I read this article. It was terrific and since I try to send my kids out on their own, and have received much negative input because of it, this just reinforces what my instincts have told me all along.
Can you say “run on sentence”?
E
Terrific article!
I admit I’m one of those hovering moms. Lordy, I try NOT to hover, but it’s quite difficult for me. It’s a hard habit to break. I’m trying.
FWIW, my kids are 8, 6, and 1. The older two aren’t homeschooled. The get-out-of-bed-you’ll-be-late and homework battles never end. The same kid who won’t get up on a school day is out of bed at 6:30 waking me up to ask if he can play with the Wii.
Ugh.
I’m a hovering mom, too. But I try not to be. My girls wake up early to play Nintendo DS. Of course, they get up early every day. But somehow I get the feeling that if they HAD to get up to meet a school bus every day, they’d start sleeping in more.

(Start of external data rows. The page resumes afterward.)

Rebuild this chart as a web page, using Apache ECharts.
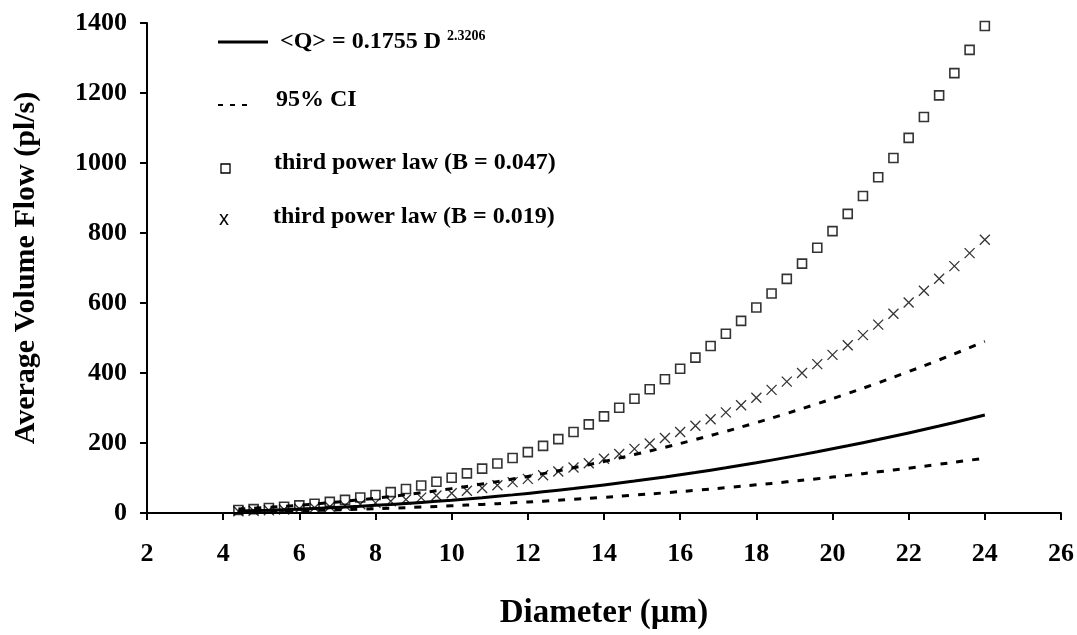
<!DOCTYPE html>
<html>
<head>
<meta charset="utf-8">
<script src="https://cdn.jsdelivr.net/npm/echarts@6/dist/echarts.min.js"></script>
<style>
  html, body { margin: 0; padding: 0; background: #fff; }
  #chart { width: 1077px; height: 635px; }
</style>
</head>
<body>
<div id="chart"></div>
<script>
// diameters (um) for the marker series
const diameters = [4.4, 4.8, 5.2, 5.6, 6.0, 6.4, 6.8, 7.2, 7.6, 8.0,
  8.4, 8.8, 9.2, 9.6, 10.0, 10.4, 10.8, 11.2, 11.6, 12.0,
  12.4, 12.8, 13.2, 13.6, 14.0, 14.4, 14.8, 15.2, 15.6, 16.0,
  16.4, 16.8, 17.2, 17.6, 18.0, 18.4, 18.8, 19.2, 19.6, 20.0,
  20.4, 20.8, 21.2, 21.6, 22.0, 22.4, 22.8, 23.2, 23.6, 24.0];

// third power law, B = 0.047 (squares)
const cubicB047 = [8.6, 11.1, 14.2, 17.7, 21.7, 26.4, 31.7, 37.6, 44.2, 51.5,
  59.7, 68.6, 78.4, 89.1, 100.7, 113.2, 126.8, 141.4, 157.1, 173.9,
  191.9, 211.1, 231.5, 253.2, 276.2, 300.6, 326.3, 353.5, 382.1, 412.3,
  444.0, 477.3, 512.2, 548.8, 587.1, 627.1, 668.9, 712.5, 757.9, 805.3,
  854.6, 905.8, 959.1, 1014.4, 1071.8, 1131.4, 1193.1, 1256.9, 1323.1, 1391.5];

// third power law, B = 0.019 (crosses)
const cubicB019 = [4.8, 6.2, 7.9, 9.9, 12.2, 14.8, 17.8, 21.1, 24.8, 28.9,
  33.5, 38.5, 44.0, 50.0, 56.5, 63.5, 71.2, 79.4, 88.2, 97.6,
  107.7, 118.5, 129.9, 142.1, 155.0, 168.7, 183.1, 198.4, 214.4, 231.3,
  249.1, 267.8, 287.4, 307.9, 329.4, 351.8, 375.3, 399.8, 425.3, 451.8,
  479.5, 508.3, 538.2, 569.2, 601.4, 634.8, 669.4, 705.3, 742.4, 780.8];

// fitted curve and its 95% CI
const fitDiameters = [4.4, 5.2, 6.0, 6.8, 7.6, 8.4, 9.2, 10.0, 10.8, 11.6, 12.4, 13.2, 14.0,
  14.8, 15.6, 16.4, 17.2, 18.0, 18.8, 19.6, 20.4, 21.2, 22.0, 22.8, 23.6, 24.0];
const fitMean = [5.5, 8.1, 11.2, 15.0, 19.4, 24.5, 30.3, 36.7, 43.9, 51.8, 60.5, 69.9, 80.2,
  91.2, 103.0, 115.7, 129.2, 143.6, 158.9, 175.0, 192.0, 209.9, 228.8, 248.5, 269.3, 280.0];
const ciUpper = [11.2, 16.2, 22.3, 29.5, 37.8, 47.2, 57.8, 69.6, 82.7, 97.0, 112.5, 129.3, 147.4,
  166.9, 187.7, 209.8, 233.3, 258.2, 284.5, 312.2, 341.4, 371.9, 404.0, 437.5, 472.4, 490.5];
const ciLower = [3.1, 4.5, 6.3, 8.4, 10.9, 13.7, 17.0, 20.6, 24.6, 29.0, 33.9, 39.2, 44.9,
  51.1, 57.7, 64.8, 72.4, 80.4, 89.0, 98.0, 107.5, 117.6, 128.1, 139.2, 150.8, 156.8];

const legendLabels = ['<Q> = 0.1755 D ', '2.3206', '95% CI',
  'third power law (B = 0.047)', 'third power law (B = 0.019)'];

const serif = 'Liberation Serif';
const pairs = (xs, ys) => xs.map((x, i) => [x, ys[i]]);
const plain = v => String(v);

const chart = echarts.init(document.getElementById('chart'));

const option = {
  animation: false,
  backgroundColor: '#fff',
  grid: { left: 147, right: 15, top: 23, bottom: 110 },
  xAxis: {
    type: 'value',
    min: 2, max: 26, interval: 2,
    name: 'Diameter (\u00b5m)',
    nameLocation: 'middle',
    nameGap: 84,
    nameTextStyle: { fontFamily: serif, fontWeight: 'bold', fontSize: 33, color: '#000' },
    axisLine: { show: true, onZero: false, lineStyle: { color: '#000', width: 2 } },
    axisTick: { show: true, length: 7, lineStyle: { color: '#000', width: 2 } },
    axisLabel: { margin: 28, formatter: plain, fontFamily: serif, fontWeight: 'bold', fontSize: 26, color: '#000' },
    splitLine: { show: false }
  },
  yAxis: {
    type: 'value',
    min: 0, max: 1400, interval: 200,
    name: 'Average Volume Flow (pl/s)',
    nameLocation: 'middle',
    nameGap: 106,
    nameTextStyle: { fontFamily: serif, fontWeight: 'bold', fontSize: 30, color: '#000' },
    axisLine: { show: true, lineStyle: { color: '#000', width: 2 } },
    axisTick: { show: true, length: 7, lineStyle: { color: '#000', width: 2 } },
    axisLabel: { margin: 20, formatter: plain, fontFamily: serif, fontWeight: 'bold', fontSize: 26, color: '#000' },
    splitLine: { show: false }
  },
  series: [
    {
      name: 'fit', type: 'line', smooth: true, showSymbol: false,
      data: pairs(fitDiameters, fitMean),
      lineStyle: { color: '#000', width: 3 }, z: 3
    },
    {
      name: 'ci upper', type: 'line', smooth: true, showSymbol: false,
      data: pairs(fitDiameters, ciUpper),
      lineStyle: { color: '#000', width: 3, type: [7, 9] }, z: 3
    },
    {
      name: 'ci lower', type: 'line', smooth: true, showSymbol: false,
      data: pairs(fitDiameters, ciLower),
      lineStyle: { color: '#000', width: 3, type: [7, 9] }, z: 3
    },
    {
      name: 'B047', type: 'scatter',
      data: pairs(diameters, cubicB047),
      symbol: 'rect', symbolSize: 9,
      itemStyle: { color: 'transparent', borderColor: '#000', borderWidth: 1.6 }, z: 4
    },
    {
      name: 'B019', type: 'scatter',
      data: pairs(diameters, cubicB019),
      symbol: 'path://M0,0L10,10M10,0L0,10', symbolSize: 10,
      itemStyle: { color: 'transparent', borderColor: '#000', borderWidth: 1.3 }, z: 4
    }
  ],
  graphic: [
    { type: 'line', shape: { x1: 218, y1: 42, x2: 268, y2: 42 }, style: { stroke: '#000', lineWidth: 3 } },
    {
      type: 'text', x: 280, y: 42,
      style: {
        text: '{m|' + legendLabels[0] + '}{s|' + legendLabels[1] + '}',
        verticalAlign: 'middle',
        rich: {
          m: { fontFamily: serif, fontWeight: 'bold', fontSize: 24, fill: '#000' },
          s: { fontFamily: serif, fontWeight: 'bold', fontSize: 14, fill: '#000', verticalAlign: 'top', padding: [0, 0, 12, 0] }
        }
      }
    },
    { type: 'line', shape: { x1: 218, y1: 105, x2: 252, y2: 105 }, style: { stroke: '#000', lineWidth: 2, lineDash: [5, 7] } },
    { type: 'text', x: 276, y: 100, style: { text: legendLabels[2], verticalAlign: 'middle', font: 'bold 24px "Liberation Serif"', fill: '#000' } },
    { type: 'rect', shape: { x: 221, y: 164, width: 9, height: 9 }, style: { fill: 'none', stroke: '#000', lineWidth: 1.3 } },
    { type: 'text', x: 274, y: 163, style: { text: legendLabels[3], verticalAlign: 'middle', font: 'bold 24px "Liberation Serif"', fill: '#000' } },
    { type: 'text', x: 224, y: 219, style: { text: 'x', align: 'center', verticalAlign: 'middle', font: '20px "Liberation Sans"', fill: '#000' } },
    { type: 'text', x: 273, y: 217, style: { text: legendLabels[4], verticalAlign: 'middle', font: 'bold 24px "Liberation Serif"', fill: '#000' } }
  ]
};

chart.setOption(option);
</script>
</body>
</html>
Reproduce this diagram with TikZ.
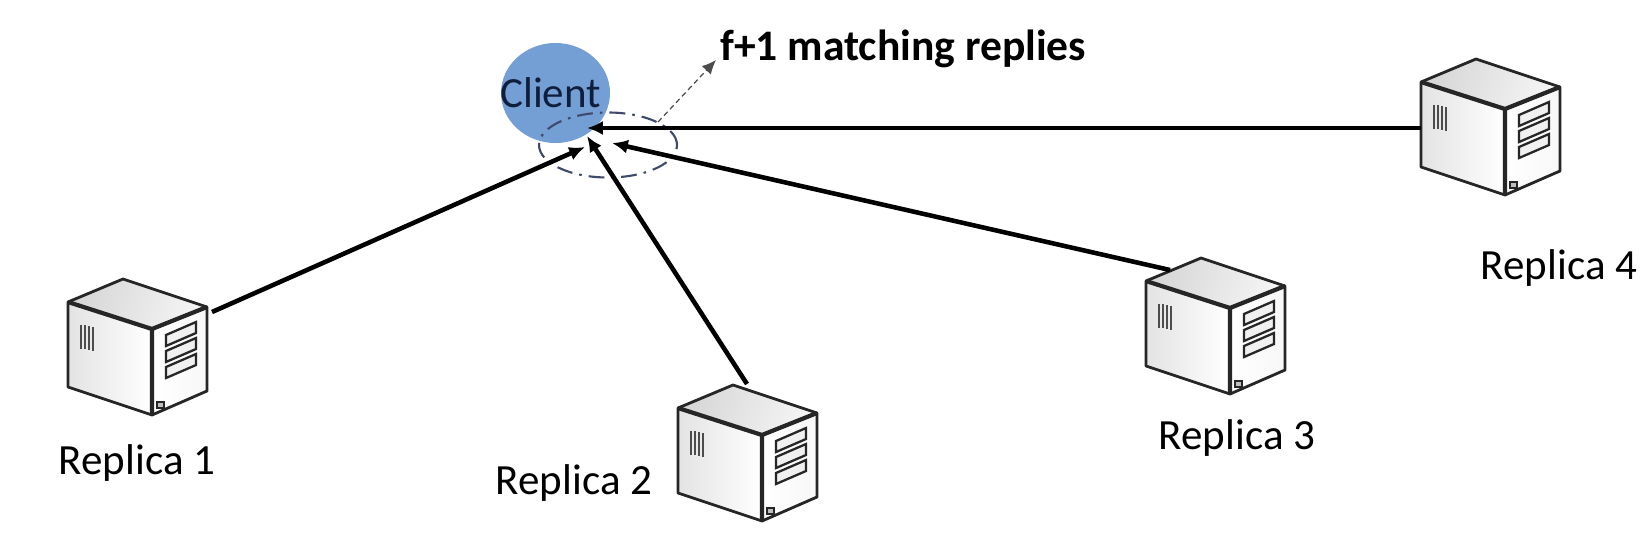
\documentclass[tikz,border=0pt]{standalone}
\usepackage{fontspec}
\setmainfont{Carlito}
\usetikzlibrary{arrows.meta,shapes.geometric}
\definecolor{clientblue}{HTML}{739FD4}
\definecolor{clientink}{HTML}{0F1E3C}
\definecolor{ringblue}{HTML}{3F4A6B}
\tikzset{
  pics/server/.style={code={
    \fill[top color=gray!32,bottom color=gray!8,shading angle=70] (0,0)--(55,-23)--(139,5)--(84,27)--cycle;
    \fill[left color=gray!22,right color=white] (0,0)--(84,27)--(84,113)--(0,85)--cycle;
    \fill[left color=white,right color=gray!6] (84,27)--(139,5)--(139,89)--(84,113)--cycle;
    \draw[serveredge,line join=round] (0,0)--(55,-23)--(139,5)--(139,89)--(84,113)--(0,85)--cycle;
    \draw[serveredge,line width=2.4pt] (0,0)--(84,27)--(139,5) (84,27)--(84,113);
    \foreach \y in {0,16,32}
      \draw[serveredge,line width=1.3pt,fill=gray!12] (98,33+\y)--(128,20+\y)--(128,31+\y)--(98,44+\y)--cycle;
    \foreach \x in {13,17,21,25}
      \draw[gray!60!black,line width=0.7pt] (\x,20+\x/5)--(\x,44+\x/5);
    \draw[serveredge,line width=1.2pt,fill=gray!50] (89,100) rectangle (96,106);
    \coordinate (-east) at (144,10);
    \coordinate (-apex) at (69,-24);
    \coordinate (-back) at (24,-11);
    \coordinate (-side) at (0,46);
  }}
}
\begin{document}
\begin{tikzpicture}[x=0.02cm,y=-0.02cm,every node/.style={font=\fontsize{24.5}{28}\selectfont,inner sep=0pt}]
    \tikzset{
      serveredge/.style={line width=1.6pt,black!85},
      reply/.style={-{Latex[length=9pt,width=8pt]},line width=2.6pt,black},
    }
    \useasboundingbox (0,0) rectangle (1648,538);

    \node[ellipse,fill=clientblue,text=clientink,minimum width=109*0.02cm,minimum height=100*0.02cm] (client) at (555.5,93) {\makebox[0pt]{Client\kern5.6pt}};
    \node[ellipse,draw=ringblue,line width=1.2pt,dash pattern=on 9pt off 4pt on 1.5pt off 4pt,minimum width=138*0.02cm,minimum height=65*0.02cm] (ring) at (608,145) {};

    \pic (rone) at (68,302) {server};
    \pic (rtwo) at (678,408) {server};
    \pic (rthree) at (1146,281) {server};
    \pic (rfour) at (1421,82) {server};

    \node (labone) at (137,463) {Replica 1};
    \node (labtwo) at (574,483) {Replica 2};
    \node (labthree) at (1237,438) {Replica 3};
    \node (labfour) at (1559,268) {Replica 4};
    \node[anchor=west,font=\fontsize{24.8}{28}\selectfont\bfseries] (note) at (720,49) {f+1 matching replies};

    \coordinate (hitone) at (585,147);
    \coordinate (hittwo) at (587,136);
    \coordinate (hitthree) at (612,143);
    \coordinate (hitfour) at (587,128);
    \coordinate (ringtop) at (658,122);
    \coordinate (notefoot) at (716,60);

    \draw[reply] (rone-east)--(hitone);
    \draw[reply] (rtwo-apex)--(hittwo);
    \draw[reply] (rthree-back)--(hitthree);
    \draw[reply] (rfour-side)--(hitfour);
    \draw[-{Latex[length=8pt,width=7pt]},densely dashed,line width=0.7pt,black!70] (ringtop)--(notefoot);
\end{tikzpicture}
\end{document}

Oh, boy, can I relate to this! My son is 6 and I just could not let him wander our street alone. We don’t live in the safest neighbourhood, for one thing. (We get the odd drunkard wandering around, the police are a familiar sight, there’s at least one drug dealer living on the street, etc.) When he plays in our fenced-in back yard I do keep an eye on him (he likes playing with the garden tools), but I try not to interfere too much. It really is difficult to let go.
Fascinating article.
When I was a kid, school was just that thing I had to do before I could come home and read, draw, play in the backyard, and daydream. My real life was at home and inside my head, not at school.
I’m looking forward to summer, too! We’re all ready to do a whole bunch of nothing!